***** DATA ROWS *****

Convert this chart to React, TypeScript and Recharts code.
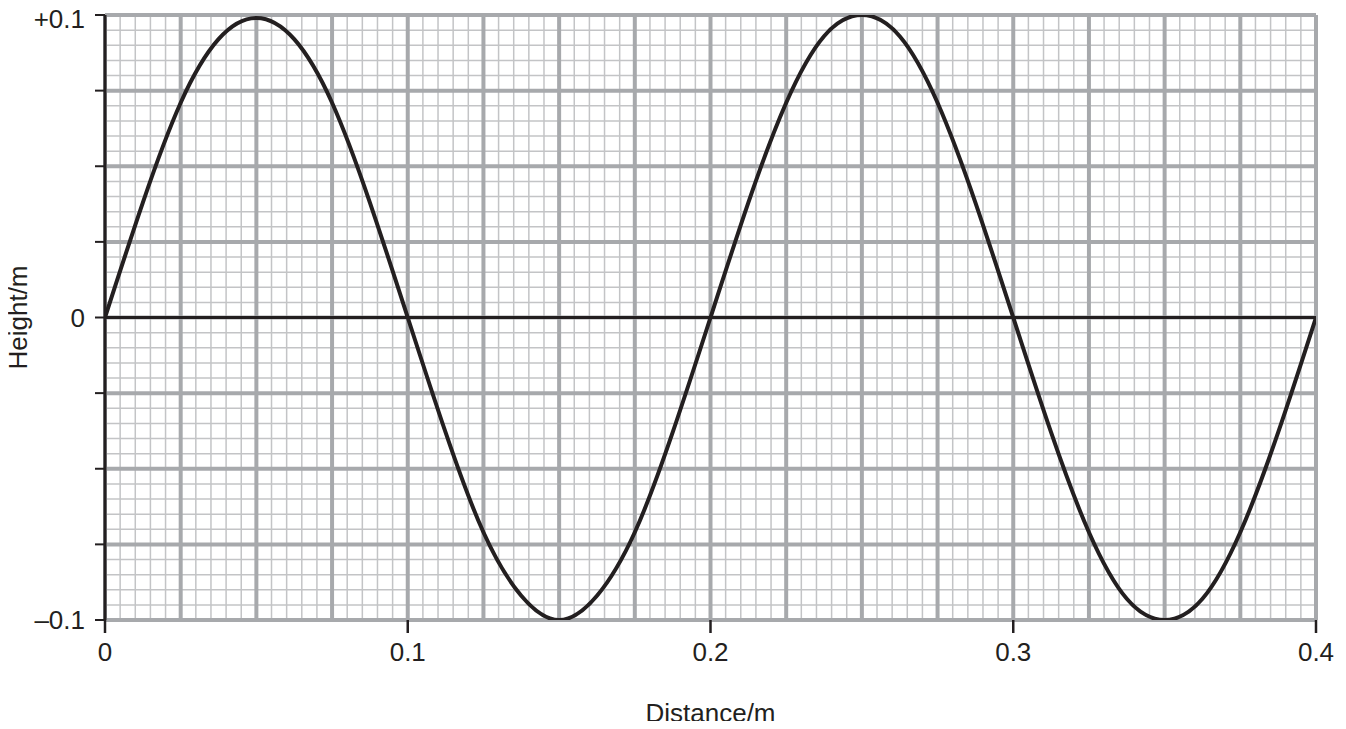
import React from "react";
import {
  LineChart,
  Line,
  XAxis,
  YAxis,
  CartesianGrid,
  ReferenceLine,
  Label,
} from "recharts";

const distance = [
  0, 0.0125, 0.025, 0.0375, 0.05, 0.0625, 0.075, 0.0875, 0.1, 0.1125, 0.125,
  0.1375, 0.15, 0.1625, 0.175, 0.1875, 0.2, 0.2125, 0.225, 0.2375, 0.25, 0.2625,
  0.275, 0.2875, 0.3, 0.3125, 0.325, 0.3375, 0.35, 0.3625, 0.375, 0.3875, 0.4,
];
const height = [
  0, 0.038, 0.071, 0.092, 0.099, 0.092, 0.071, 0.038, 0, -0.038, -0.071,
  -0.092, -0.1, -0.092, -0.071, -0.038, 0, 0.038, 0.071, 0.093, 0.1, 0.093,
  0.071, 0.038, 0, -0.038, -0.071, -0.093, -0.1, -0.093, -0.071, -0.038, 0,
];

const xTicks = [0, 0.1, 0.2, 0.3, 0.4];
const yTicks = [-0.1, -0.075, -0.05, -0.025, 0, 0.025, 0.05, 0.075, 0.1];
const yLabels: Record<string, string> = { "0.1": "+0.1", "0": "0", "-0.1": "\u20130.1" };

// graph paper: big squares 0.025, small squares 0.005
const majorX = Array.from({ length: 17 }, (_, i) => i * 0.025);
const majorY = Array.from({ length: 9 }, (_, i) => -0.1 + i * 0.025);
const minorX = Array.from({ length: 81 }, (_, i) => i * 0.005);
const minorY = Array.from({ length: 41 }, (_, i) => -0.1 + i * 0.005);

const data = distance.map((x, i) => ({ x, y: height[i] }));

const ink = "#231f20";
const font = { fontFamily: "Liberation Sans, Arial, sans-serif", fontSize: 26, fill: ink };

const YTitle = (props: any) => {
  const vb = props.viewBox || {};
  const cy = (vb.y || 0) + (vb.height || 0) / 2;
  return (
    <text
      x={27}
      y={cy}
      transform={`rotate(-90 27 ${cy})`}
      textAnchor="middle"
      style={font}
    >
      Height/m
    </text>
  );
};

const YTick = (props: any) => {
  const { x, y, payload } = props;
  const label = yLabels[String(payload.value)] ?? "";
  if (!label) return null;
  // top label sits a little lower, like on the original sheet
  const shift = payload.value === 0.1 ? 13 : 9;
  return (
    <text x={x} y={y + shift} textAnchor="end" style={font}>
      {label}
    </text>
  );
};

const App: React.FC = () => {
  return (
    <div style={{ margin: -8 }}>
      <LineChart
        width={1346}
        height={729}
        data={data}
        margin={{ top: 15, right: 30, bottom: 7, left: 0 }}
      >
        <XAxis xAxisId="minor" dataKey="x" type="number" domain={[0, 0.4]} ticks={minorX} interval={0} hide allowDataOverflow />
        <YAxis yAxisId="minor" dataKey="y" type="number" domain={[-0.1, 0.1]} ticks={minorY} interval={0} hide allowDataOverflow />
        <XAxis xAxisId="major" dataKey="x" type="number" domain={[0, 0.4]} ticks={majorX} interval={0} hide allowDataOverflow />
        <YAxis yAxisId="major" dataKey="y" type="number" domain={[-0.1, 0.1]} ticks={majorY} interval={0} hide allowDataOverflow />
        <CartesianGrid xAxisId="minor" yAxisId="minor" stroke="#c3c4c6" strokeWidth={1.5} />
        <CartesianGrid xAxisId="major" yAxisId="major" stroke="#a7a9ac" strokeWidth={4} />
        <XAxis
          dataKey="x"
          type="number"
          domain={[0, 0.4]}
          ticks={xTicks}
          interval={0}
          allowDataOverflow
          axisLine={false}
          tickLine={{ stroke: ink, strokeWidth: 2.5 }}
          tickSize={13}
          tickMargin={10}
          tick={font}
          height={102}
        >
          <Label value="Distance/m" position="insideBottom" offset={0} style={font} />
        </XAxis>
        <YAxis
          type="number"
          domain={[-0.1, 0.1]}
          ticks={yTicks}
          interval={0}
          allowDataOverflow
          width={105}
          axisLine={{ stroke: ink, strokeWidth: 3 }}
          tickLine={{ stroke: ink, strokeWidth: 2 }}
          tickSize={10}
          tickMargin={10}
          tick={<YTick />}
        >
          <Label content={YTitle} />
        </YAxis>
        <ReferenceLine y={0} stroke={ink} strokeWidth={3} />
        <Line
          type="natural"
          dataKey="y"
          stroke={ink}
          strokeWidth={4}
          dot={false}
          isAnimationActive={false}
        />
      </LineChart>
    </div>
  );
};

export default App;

*****
***** DATA ROWS *****

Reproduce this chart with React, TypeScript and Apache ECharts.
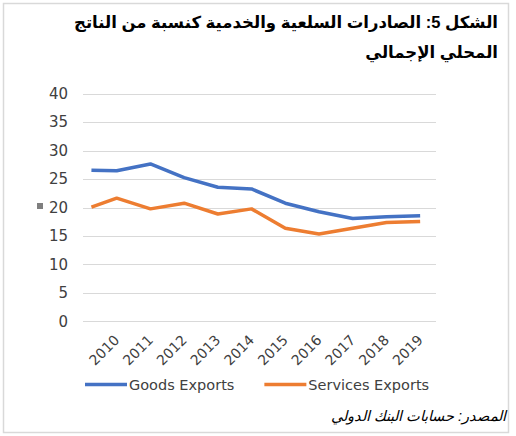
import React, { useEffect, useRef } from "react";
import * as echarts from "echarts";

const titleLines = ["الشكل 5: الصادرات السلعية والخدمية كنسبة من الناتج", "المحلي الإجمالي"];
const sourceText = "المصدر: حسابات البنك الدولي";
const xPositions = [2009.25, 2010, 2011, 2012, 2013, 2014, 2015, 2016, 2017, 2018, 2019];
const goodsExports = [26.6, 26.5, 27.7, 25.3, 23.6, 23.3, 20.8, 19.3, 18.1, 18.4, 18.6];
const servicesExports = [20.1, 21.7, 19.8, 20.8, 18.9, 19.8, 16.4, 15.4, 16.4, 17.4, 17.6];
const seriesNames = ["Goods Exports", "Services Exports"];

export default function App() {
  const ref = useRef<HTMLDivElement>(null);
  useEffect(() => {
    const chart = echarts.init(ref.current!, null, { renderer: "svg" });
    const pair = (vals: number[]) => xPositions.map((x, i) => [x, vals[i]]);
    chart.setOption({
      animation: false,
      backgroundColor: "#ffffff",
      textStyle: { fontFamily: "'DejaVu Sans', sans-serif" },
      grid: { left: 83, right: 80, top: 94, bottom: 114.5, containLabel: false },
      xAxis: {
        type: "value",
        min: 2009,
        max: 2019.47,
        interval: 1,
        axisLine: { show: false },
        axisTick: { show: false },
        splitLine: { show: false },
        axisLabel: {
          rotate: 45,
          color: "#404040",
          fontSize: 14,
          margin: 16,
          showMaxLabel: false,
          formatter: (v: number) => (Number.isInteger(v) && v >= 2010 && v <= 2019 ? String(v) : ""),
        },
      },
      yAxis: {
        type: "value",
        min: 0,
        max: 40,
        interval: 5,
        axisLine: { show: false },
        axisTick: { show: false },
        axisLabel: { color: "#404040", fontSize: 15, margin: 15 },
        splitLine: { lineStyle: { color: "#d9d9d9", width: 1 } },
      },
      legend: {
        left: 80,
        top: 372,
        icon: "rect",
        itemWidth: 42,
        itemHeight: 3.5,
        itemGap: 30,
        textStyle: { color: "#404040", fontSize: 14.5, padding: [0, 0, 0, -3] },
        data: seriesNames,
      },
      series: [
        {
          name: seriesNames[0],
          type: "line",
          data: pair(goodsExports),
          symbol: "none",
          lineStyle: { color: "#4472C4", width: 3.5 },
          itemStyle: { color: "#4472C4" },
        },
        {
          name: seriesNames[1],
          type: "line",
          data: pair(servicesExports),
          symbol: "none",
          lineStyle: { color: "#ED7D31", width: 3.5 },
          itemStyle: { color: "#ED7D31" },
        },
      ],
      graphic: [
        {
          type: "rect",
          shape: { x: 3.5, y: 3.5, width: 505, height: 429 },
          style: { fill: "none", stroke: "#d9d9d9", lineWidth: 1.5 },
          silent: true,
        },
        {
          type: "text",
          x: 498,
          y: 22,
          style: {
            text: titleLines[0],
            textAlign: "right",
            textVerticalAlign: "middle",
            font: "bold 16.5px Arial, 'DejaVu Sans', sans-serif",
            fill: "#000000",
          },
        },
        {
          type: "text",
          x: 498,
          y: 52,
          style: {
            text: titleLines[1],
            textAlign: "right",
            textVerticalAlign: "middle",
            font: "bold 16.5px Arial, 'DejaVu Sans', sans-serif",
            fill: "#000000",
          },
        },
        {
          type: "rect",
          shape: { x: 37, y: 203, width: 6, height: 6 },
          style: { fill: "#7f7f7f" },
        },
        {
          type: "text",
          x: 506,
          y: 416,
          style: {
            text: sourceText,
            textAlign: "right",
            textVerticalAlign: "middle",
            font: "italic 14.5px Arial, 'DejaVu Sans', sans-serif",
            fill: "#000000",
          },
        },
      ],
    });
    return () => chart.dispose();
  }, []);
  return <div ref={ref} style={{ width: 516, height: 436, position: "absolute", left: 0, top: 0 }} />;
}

*****

## WORK INSTRUCTIONS
Repeat only the lines from the one holding "Convert this chart" to the one holding "const data = distance.map((x, i)", both ends included, and drop the images.

## REPLY TO THE EXERCISE
Convert this chart to React, TypeScript and Recharts code.
import React from "react";
import {
  LineChart,
  Line,
  XAxis,
  YAxis,
  CartesianGrid,
  ReferenceLine,
  Label,
} from "recharts";

const distance = [
  0, 0.0125, 0.025, 0.0375, 0.05, 0.0625, 0.075, 0.0875, 0.1, 0.1125, 0.125,
  0.1375, 0.15, 0.1625, 0.175, 0.1875, 0.2, 0.2125, 0.225, 0.2375, 0.25, 0.2625,
  0.275, 0.2875, 0.3, 0.3125, 0.325, 0.3375, 0.35, 0.3625, 0.375, 0.3875, 0.4,
];
const height = [
  0, 0.038, 0.071, 0.092, 0.099, 0.092, 0.071, 0.038, 0, -0.038, -0.071,
  -0.092, -0.1, -0.092, -0.071, -0.038, 0, 0.038, 0.071, 0.093, 0.1, 0.093,
  0.071, 0.038, 0, -0.038, -0.071, -0.093, -0.1, -0.093, -0.071, -0.038, 0,
];

const xTicks = [0, 0.1, 0.2, 0.3, 0.4];
const yTicks = [-0.1, -0.075, -0.05, -0.025, 0, 0.025, 0.05, 0.075, 0.1];
const yLabels: Record<string, string> = { "0.1": "+0.1", "0": "0", "-0.1": "\u20130.1" };

// graph paper: big squares 0.025, small squares 0.005
const majorX = Array.from({ length: 17 }, (_, i) => i * 0.025);
const majorY = Array.from({ length: 9 }, (_, i) => -0.1 + i * 0.025);
const minorX = Array.from({ length: 81 }, (_, i) => i * 0.005);
const minorY = Array.from({ length: 41 }, (_, i) => -0.1 + i * 0.005);

const data = distance.map((x, i) => ({ x, y: height[i] }));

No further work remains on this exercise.